Cecilia Peartree, The Spy who came out of the Bushes: Delighted to
meet the 20th Pitkirtly mystery, which even makes reference to the
demand for archivists in the black economy. Oh, I love Christopher and
Amaryllis! And all the other regulars – and poor Maisie Sue whose wedding day
to Benjamin or Benedict is inevitably spoiled by the appearance of her
supposedly ex husband sporting a fatal knife wound.
M.J. Lee, Death in Shanghai: I wasn’t
sure about the cliched British (fine, no doubt a lot of British administrators
were indeed silly asses but this was a bit shallow) or the endlessly dancing waiters,
but I was intrigued by the set-up and keen to know more. I found a lot of it to
be rather trite, and here and there rather American. But there was originality
here, too, and some well observed characters: I don’t think I’d like to work with
Danilov, but I enjoyed reading about him, and about Strachan.

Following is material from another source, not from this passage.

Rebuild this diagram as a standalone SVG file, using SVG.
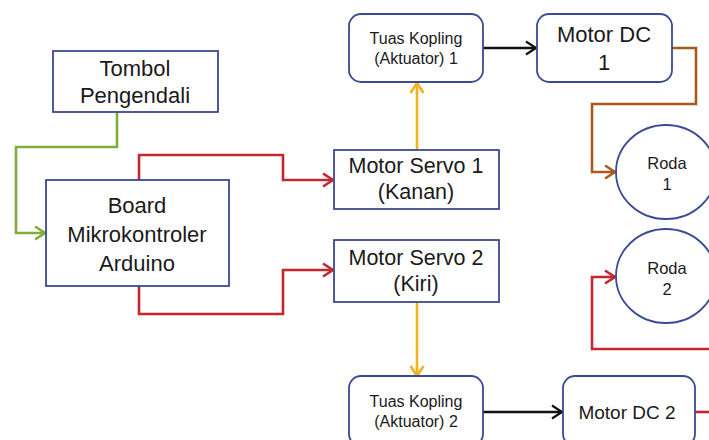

Chris Longmuir, Missing Believed Dead: the third in the Dundee Crime series. I was really trying to find her suffragette series but kept missing! Anyway, these are very good. This third one has a missing girl who seems to have come home, thus causing more disruption in her family almost than her original disappearance. An excellent mystery, right up to the last minute (and maybe even beyond).